◆ Information shown ◆
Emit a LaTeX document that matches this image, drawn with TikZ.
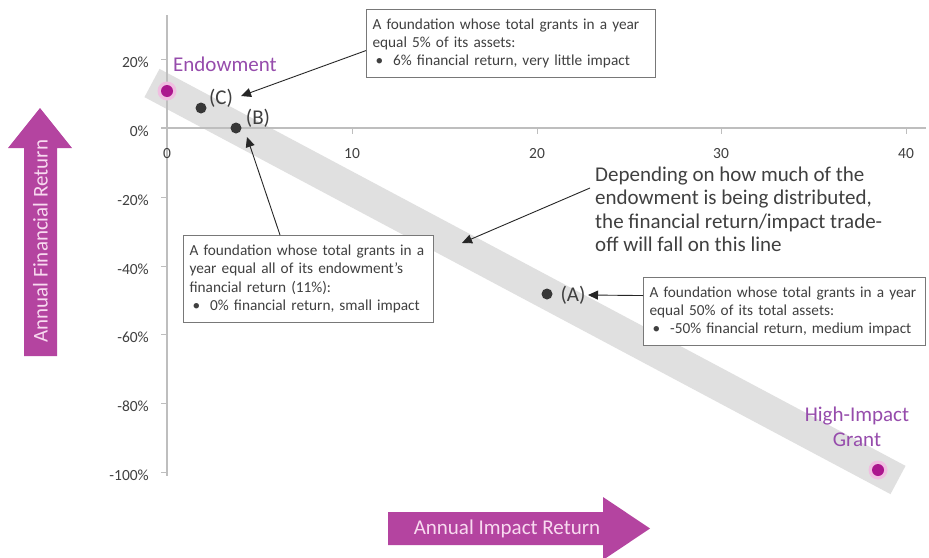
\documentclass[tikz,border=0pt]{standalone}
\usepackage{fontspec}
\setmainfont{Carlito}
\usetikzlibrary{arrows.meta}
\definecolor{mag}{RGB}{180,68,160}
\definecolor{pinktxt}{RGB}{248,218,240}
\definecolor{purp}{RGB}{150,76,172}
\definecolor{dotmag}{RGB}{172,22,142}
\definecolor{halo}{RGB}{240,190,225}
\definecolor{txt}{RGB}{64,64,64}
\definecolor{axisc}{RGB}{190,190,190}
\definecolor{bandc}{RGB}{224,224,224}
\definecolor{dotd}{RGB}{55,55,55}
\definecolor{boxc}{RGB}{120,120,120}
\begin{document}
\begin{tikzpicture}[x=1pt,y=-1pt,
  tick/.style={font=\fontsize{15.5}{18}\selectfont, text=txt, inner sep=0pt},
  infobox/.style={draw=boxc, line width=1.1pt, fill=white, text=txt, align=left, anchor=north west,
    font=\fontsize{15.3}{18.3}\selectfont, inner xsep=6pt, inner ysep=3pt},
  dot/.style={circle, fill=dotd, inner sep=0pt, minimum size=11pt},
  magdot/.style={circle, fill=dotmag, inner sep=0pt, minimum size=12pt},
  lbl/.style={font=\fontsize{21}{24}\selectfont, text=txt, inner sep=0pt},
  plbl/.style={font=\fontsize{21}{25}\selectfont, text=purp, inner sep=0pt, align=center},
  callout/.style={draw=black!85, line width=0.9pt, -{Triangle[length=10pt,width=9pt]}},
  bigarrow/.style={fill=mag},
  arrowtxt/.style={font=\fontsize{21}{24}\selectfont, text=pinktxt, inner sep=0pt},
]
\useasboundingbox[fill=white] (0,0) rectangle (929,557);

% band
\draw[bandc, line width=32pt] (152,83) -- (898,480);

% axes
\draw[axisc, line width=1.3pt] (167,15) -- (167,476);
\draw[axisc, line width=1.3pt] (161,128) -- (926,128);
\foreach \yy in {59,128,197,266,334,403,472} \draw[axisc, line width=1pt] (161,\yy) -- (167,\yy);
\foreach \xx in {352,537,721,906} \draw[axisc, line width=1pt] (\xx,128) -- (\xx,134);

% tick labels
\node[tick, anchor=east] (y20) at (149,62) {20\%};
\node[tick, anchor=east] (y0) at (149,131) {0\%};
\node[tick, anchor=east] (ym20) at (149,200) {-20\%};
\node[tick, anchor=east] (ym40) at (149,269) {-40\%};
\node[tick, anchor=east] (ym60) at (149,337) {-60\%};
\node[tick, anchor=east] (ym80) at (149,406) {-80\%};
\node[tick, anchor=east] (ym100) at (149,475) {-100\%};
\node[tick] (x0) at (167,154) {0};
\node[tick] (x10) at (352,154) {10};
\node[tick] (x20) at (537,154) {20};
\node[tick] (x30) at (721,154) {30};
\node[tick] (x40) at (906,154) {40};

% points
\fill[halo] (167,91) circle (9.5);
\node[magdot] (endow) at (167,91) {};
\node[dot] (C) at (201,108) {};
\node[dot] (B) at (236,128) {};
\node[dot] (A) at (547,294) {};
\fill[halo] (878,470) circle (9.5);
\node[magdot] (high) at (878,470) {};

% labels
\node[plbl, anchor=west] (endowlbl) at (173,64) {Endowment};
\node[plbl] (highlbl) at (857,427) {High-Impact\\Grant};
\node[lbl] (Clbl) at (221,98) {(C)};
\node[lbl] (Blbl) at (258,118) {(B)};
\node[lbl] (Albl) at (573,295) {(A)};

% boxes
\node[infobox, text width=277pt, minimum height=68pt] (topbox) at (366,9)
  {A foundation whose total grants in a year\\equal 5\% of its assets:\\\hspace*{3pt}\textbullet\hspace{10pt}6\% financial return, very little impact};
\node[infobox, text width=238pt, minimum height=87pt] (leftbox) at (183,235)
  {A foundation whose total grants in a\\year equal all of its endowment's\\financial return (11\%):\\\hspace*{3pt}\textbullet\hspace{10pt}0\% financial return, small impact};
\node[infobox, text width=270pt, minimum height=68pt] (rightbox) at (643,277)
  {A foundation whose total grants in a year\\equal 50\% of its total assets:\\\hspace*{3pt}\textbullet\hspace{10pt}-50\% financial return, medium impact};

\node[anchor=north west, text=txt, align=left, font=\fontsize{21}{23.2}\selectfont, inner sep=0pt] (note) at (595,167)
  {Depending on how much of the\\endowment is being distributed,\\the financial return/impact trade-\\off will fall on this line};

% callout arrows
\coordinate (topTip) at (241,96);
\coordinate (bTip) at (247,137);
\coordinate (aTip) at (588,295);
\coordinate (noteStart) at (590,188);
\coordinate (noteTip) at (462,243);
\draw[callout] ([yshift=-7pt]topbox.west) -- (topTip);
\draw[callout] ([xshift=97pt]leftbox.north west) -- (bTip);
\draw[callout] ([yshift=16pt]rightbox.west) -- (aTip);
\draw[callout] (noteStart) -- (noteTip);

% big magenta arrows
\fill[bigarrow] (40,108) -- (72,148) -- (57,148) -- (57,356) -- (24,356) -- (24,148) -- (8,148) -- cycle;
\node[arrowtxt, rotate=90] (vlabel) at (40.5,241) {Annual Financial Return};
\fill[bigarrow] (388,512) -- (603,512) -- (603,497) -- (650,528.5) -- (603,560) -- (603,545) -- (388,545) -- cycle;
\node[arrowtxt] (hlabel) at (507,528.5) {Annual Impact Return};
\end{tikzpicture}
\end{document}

◆ Your instructions ◆
Transcribe the material exactly, leaving every picture out.

◆ Exercise answer ◆
Emit a LaTeX document that matches this image, drawn with TikZ.
\documentclass[tikz,border=0pt]{standalone}
\usepackage{fontspec}
\setmainfont{Carlito}
\usetikzlibrary{arrows.meta}
\definecolor{mag}{RGB}{180,68,160}
\definecolor{pinktxt}{RGB}{248,218,240}
\definecolor{purp}{RGB}{150,76,172}
\definecolor{dotmag}{RGB}{172,22,142}
\definecolor{halo}{RGB}{240,190,225}
\definecolor{txt}{RGB}{64,64,64}
\definecolor{axisc}{RGB}{190,190,190}
\definecolor{bandc}{RGB}{224,224,224}
\definecolor{dotd}{RGB}{55,55,55}
\definecolor{boxc}{RGB}{120,120,120}
\begin{document}
\begin{tikzpicture}[x=1pt,y=-1pt,
  tick/.style={font=\fontsize{15.5}{18}\selectfont, text=txt, inner sep=0pt},
  infobox/.style={draw=boxc, line width=1.1pt, fill=white, text=txt, align=left, anchor=north west,
    font=\fontsize{15.3}{18.3}\selectfont, inner xsep=6pt, inner ysep=3pt},
  dot/.style={circle, fill=dotd, inner sep=0pt, minimum size=11pt},
  magdot/.style={circle, fill=dotmag, inner sep=0pt, minimum size=12pt},
  lbl/.style={font=\fontsize{21}{24}\selectfont, text=txt, inner sep=0pt},
  plbl/.style={font=\fontsize{21}{25}\selectfont, text=purp, inner sep=0pt, align=center},
  callout/.style={draw=black!85, line width=0.9pt, -{Triangle[length=10pt,width=9pt]}},
  bigarrow/.style={fill=mag},
  arrowtxt/.style={font=\fontsize{21}{24}\selectfont, text=pinktxt, inner sep=0pt},
]
\useasboundingbox[fill=white] (0,0) rectangle (929,557);

% band
\draw[bandc, line width=32pt] (152,83) -- (898,480);

% axes
\draw[axisc, line width=1.3pt] (167,15) -- (167,476);
\draw[axisc, line width=1.3pt] (161,128) -- (926,128);
\foreach \yy in {59,128,197,266,334,403,472} \draw[axisc, line width=1pt] (161,\yy) -- (167,\yy);
\foreach \xx in {352,537,721,906} \draw[axisc, line width=1pt] (\xx,128) -- (\xx,134);

% tick labels
\node[tick, anchor=east] (y20) at (149,62) {20\%};
\node[tick, anchor=east] (y0) at (149,131) {0\%};
\node[tick, anchor=east] (ym20) at (149,200) {-20\%};
\node[tick, anchor=east] (ym40) at (149,269) {-40\%};
\node[tick, anchor=east] (ym60) at (149,337) {-60\%};
\node[tick, anchor=east] (ym80) at (149,406) {-80\%};
\node[tick, anchor=east] (ym100) at (149,475) {-100\%};
\node[tick] (x0) at (167,154) {0};
\node[tick] (x10) at (352,154) {10};
\node[tick] (x20) at (537,154) {20};
\node[tick] (x30) at (721,154) {30};
\node[tick] (x40) at (906,154) {40};

% points
\fill[halo] (167,91) circle (9.5);
\node[magdot] (endow) at (167,91) {};
\node[dot] (C) at (201,108) {};
\node[dot] (B) at (236,128) {};
\node[dot] (A) at (547,294) {};
\fill[halo] (878,470) circle (9.5);
\node[magdot] (high) at (878,470) {};

% labels
\node[plbl, anchor=west] (endowlbl) at (173,64) {Endowment};
\node[plbl] (highlbl) at (857,427) {High-Impact\\Grant};
\node[lbl] (Clbl) at (221,98) {(C)};
\node[lbl] (Blbl) at (258,118) {(B)};
\node[lbl] (Albl) at (573,295) {(A)};

% boxes
\node[infobox, text width=277pt, minimum height=68pt] (topbox) at (366,9)
  {A foundation whose total grants in a year\\equal 5\% of its assets:\\\hspace*{3pt}\textbullet\hspace{10pt}6\% financial return, very little impact};
\node[infobox, text width=238pt, minimum height=87pt] (leftbox) at (183,235)
  {A foundation whose total grants in a\\year equal all of its endowment's\\financial return (11\%):\\\hspace*{3pt}\textbullet\hspace{10pt}0\% financial return, small impact};
\node[infobox, text width=270pt, minimum height=68pt] (rightbox) at (643,277)
  {A foundation whose total grants in a year\\equal 50\% of its total assets:\\\hspace*{3pt}\textbullet\hspace{10pt}-50\% financial return, medium impact};

\node[anchor=north west, text=txt, align=left, font=\fontsize{21}{23.2}\selectfont, inner sep=0pt] (note) at (595,167)
  {Depending on how much of the\\endowment is being distributed,\\the financial return/impact trade-\\off will fall on this line};

% callout arrows
\coordinate (topTip) at (241,96);
\coordinate (bTip) at (247,137);
\coordinate (aTip) at (588,295);
\coordinate (noteStart) at (590,188);
\coordinate (noteTip) at (462,243);
\draw[callout] ([yshift=-7pt]topbox.west) -- (topTip);
\draw[callout] ([xshift=97pt]leftbox.north west) -- (bTip);
\draw[callout] ([yshift=16pt]rightbox.west) -- (aTip);
\draw[callout] (noteStart) -- (noteTip);

% big magenta arrows
\fill[bigarrow] (40,108) -- (72,148) -- (57,148) -- (57,356) -- (24,356) -- (24,148) -- (8,148) -- cycle;
\node[arrowtxt, rotate=90] (vlabel) at (40.5,241) {Annual Financial Return};
\fill[bigarrow] (388,512) -- (603,512) -- (603,497) -- (650,528.5) -- (603,560) -- (603,545) -- (388,545) -- cycle;
\node[arrowtxt] (hlabel) at (507,528.5) {Annual Impact Return};
\end{tikzpicture}
\end{document}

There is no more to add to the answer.